Friday, 14 April 2023

His Last Command

This book, number nine in Dan Abnett's increasingly-upsetting Gaunt's Ghosts series, takes place about a year-and-a-half after the Gereon mission. Despite an extremely rocky path getting back into Imperial safe-space, Gaunt and his team find yet another major problem to deal with: in their commander's absence, the Tanith First-and-Only have been subsumed into a Belladon regiment under the control of one Colonel Wilder. Which would be enough to contend with, if it weren't also for the fact that the Sparshad Mons antique "city" thing the Guard are trying to clear Chaos forces out of is a completely insane place, and terrifying monsters keep appearing out of nowhere. Gaunt and his team's reappearance disturbs things not only for Wilder and the Belladon but also for the Tanith and Verghastite troops who had assumed them all long-dead. This vein of doubt and discomfort runs throughout the book, as does the increasing apparency that - having survived on a Chaos-held world for fifteen months, these prodigal comrades are on another level of proficient in dealing death and destruction (not to mention, quite seriously-questionably corrupted from their long exposure to Chaos). The Guard win the day, but it's a close call, and one only made possible by the heightened specialisation of the Gereon team and their return into the Imperial intelligence networks. The ending of this book is heart-breaking, even if it's characters you barely know.* Is that a spoiler? Probably. Sorry.



* True fact - this was the first Gaunt's Ghosts book I ever read. I found it in my local library, a fourteen-year-old who had been painting and playing Warhammer 40k for about four years, but had never read one of its books - and even with no familiarity with the characters or context, the sheer scale and depravity of war I was exposed to in these pages blew my tiny young mind. Needless to say, I read it twice, took it back, paid my late fee, and as soon as I could afford it started buying up the whole series from the start. And part of me still wishes I hadn't, because however good they are, Dan keeps stabbing me in the feel-bone.

Wednesday, 12 April 2023

Traitor General

This book is the eighth in Dan Abnett's Gaunt's Ghosts saga, and let me tell you it's the most harrowing yet. Not by a long shot the most upsetting, but the most consistently intense and unnerving throughout. Gaunt and a small crack-team of elites from the regiment* are tasked with a top-secret mission to infiltrate Chaos-held world Gereon, meet up with the local resistance, and then find and eliminate - oh, you guessed it from the title? - an Imperial Guard general who has turned traitor. This is a hard swallow, this book. The portrayal of a human life under the Imperial regime is often bad enough but under Chaos - it's fething insane. Anyway, I won't tell you how the team get on with their mission, but I will say that this book contains some of the most outrageously badass scenes** in the entire series, and also introduces one of the coolest characters, Ezsrah ap Niht, into the regimental fold. So there's that.

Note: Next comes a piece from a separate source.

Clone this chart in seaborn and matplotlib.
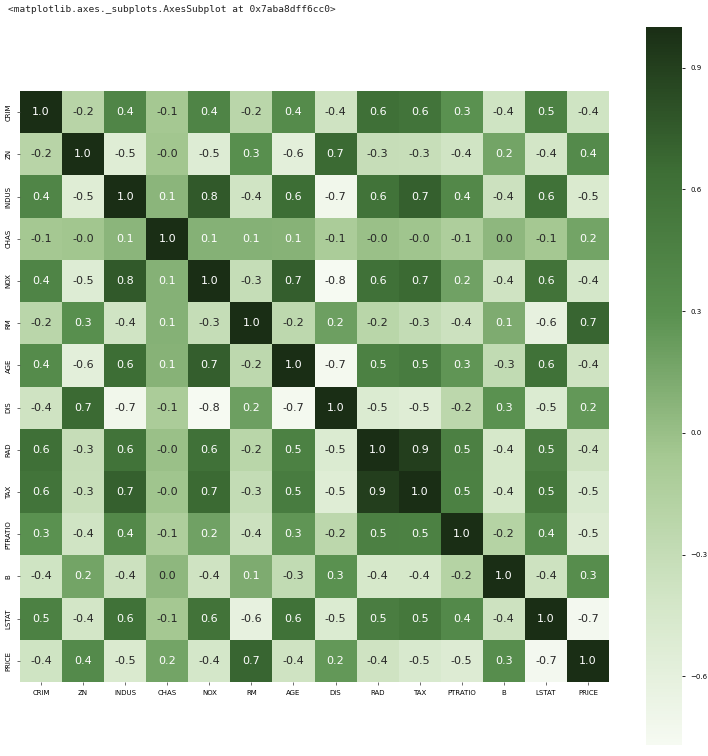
import numpy as np
import pandas as pd
import matplotlib
matplotlib.use("Agg")
import matplotlib.pyplot as plt
import seaborn as sns

labels = ["CRIM", "ZN", "INDUS", "CHAS", "NOX", "RM", "AGE", "DIS",
          "RAD", "TAX", "PTRATIO", "B", "LSTAT", "PRICE"]

crim    = [1.000, -0.200, 0.407, -0.056, 0.421, -0.219, 0.353, -0.380, 0.626, 0.583, 0.290, -0.385, 0.456, -0.388]
zn      = [-0.200, 1.000, -0.534, -0.043, -0.517, 0.312, -0.570, 0.664, -0.312, -0.315, -0.392, 0.176, -0.413, 0.360]
indus   = [0.407, -0.534, 1.000, 0.063, 0.764, -0.392, 0.645, -0.708, 0.595, 0.721, 0.383, -0.357, 0.604, -0.484]
chas    = [-0.056, -0.043, 0.063, 1.000, 0.091, 0.091, 0.087, -0.099, -0.007, -0.036, -0.122, 0.049, -0.054, 0.175]
nox     = [0.421, -0.517, 0.764, 0.091, 1.000, -0.302, 0.731, -0.769, 0.611, 0.668, 0.189, -0.380, 0.591, -0.427]
rm      = [-0.219, 0.312, -0.392, 0.091, -0.302, 1.000, -0.240, 0.205, -0.210, -0.292, -0.356, 0.128, -0.614, 0.695]
age     = [0.353, -0.570, 0.645, 0.087, 0.731, -0.240, 1.000, -0.748, 0.456, 0.506, 0.262, -0.274, 0.602, -0.377]
dis     = [-0.380, 0.664, -0.708, -0.099, -0.769, 0.205, -0.748, 1.000, -0.495, -0.534, -0.232, 0.292, -0.497, 0.2499]
rad     = [0.626, -0.312, 0.595, -0.007, 0.611, -0.210, 0.456, -0.495, 1.000, 0.910, 0.465, -0.444, 0.489, -0.382]
tax     = [0.583, -0.315, 0.721, -0.036, 0.668, -0.292, 0.506, -0.534, 0.910, 1.000, 0.461, -0.442, 0.544, -0.469]
ptratio = [0.290, -0.392, 0.383, -0.122, 0.189, -0.356, 0.262, -0.232, 0.465, 0.461, 1.000, -0.177, 0.374, -0.508]
b       = [-0.385, 0.176, -0.357, 0.049, -0.380, 0.128, -0.274, 0.292, -0.444, -0.442, -0.177, 1.000, -0.366, 0.333]
lstat   = [0.456, -0.413, 0.604, -0.054, 0.591, -0.614, 0.602, -0.497, 0.489, 0.544, 0.374, -0.366, 1.000, -0.738]
price   = [-0.388, 0.360, -0.484, 0.175, -0.427, 0.695, -0.377, 0.2499, -0.382, -0.469, -0.508, 0.333, -0.738, 1.000]

rows = [crim, zn, indus, chas, nox, rm, age, dis, rad, tax, ptratio, b, lstat, price]
corr = pd.DataFrame(rows, index=labels, columns=labels)

fig = plt.figure(figsize=(7.08, 7.56), dpi=100)
ax = fig.add_axes([20/708, 1 - 682/756, 589/708, 591/756])
cax = fig.add_axes([646/708, 11/756, 36/708, 718/756])

cmap = sns.blend_palette(["#f6faf2", "#d3e6c7", "#a6c993", "#5a9150", "#3d6e35", "#1a2e15"],
                         as_cmap=True)

sns.heatmap(corr, ax=ax, cbar_ax=cax, cmap=cmap, annot=True, fmt=".1f",
            annot_kws={"size": 8}, square=False)

ax.tick_params(axis="both", labelsize=5, length=2.5, width=0.6, color="#555555")
ax.set_yticklabels(labels, rotation=90, va="center")
ax.set_xticklabels(labels, rotation=0)

cax.set_yticks([-0.6, -0.3, 0.0, 0.3, 0.6, 0.9])
cax.set_yticklabels(["\u22120.6", "\u22120.3", "0.0", "0.3", "0.6", "0.9"])
cax.tick_params(labelsize=5, length=2.5, width=0.6)

fig.text(8/708, 1 - 10/756, "<matplotlib.axes._subplots.AxesSubplot at 0x7aba8dff6cc0>",
         family="DejaVu Sans Mono", fontsize=6.8, va="center", ha="left", color="#222222")

fig.savefig("out.png", dpi=100)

* I won't say who, but you wouldn't be at all surprised, if you're familiar with the series so far, that it includes Criid, Varl, Larkin, Mkoll, Bonin, Brostin, Rawne, and Mkvenner.

** I mean, Mkvenner could probably have done this whole book on his own. He is ridiculous.

Sunday, 9 April 2023

Sabbat Martyr

This book is the seventh of Dan Abnett's Gaunt's Ghosts series. Fuck me. I can't do this. Yes I can. So. The Ghosts are sent to the tactically-insignificant world Herodor - where, to everyone's surprise, the reincarnation of Saint Beatti herself is present to lead the crusade into glorious victory. Except Gaunt doesn't believe it's really her. Regardless of whether it is her or not, the Tanith and Verghastite troops have to contend not only with a typical Chaos assault of the main hive-city, but also with a subversive ploy by the archenemy to assassinate the Saint using a small coterie of incredibly-dangerous specialists. And while the ensuing fights that the Ghosts and these specialists get into are incredibly cool and punchily well-prosed, again, this book ends with a loss that puts George R.R. Martin to shame for its sheer misery and meaningless wastefulness.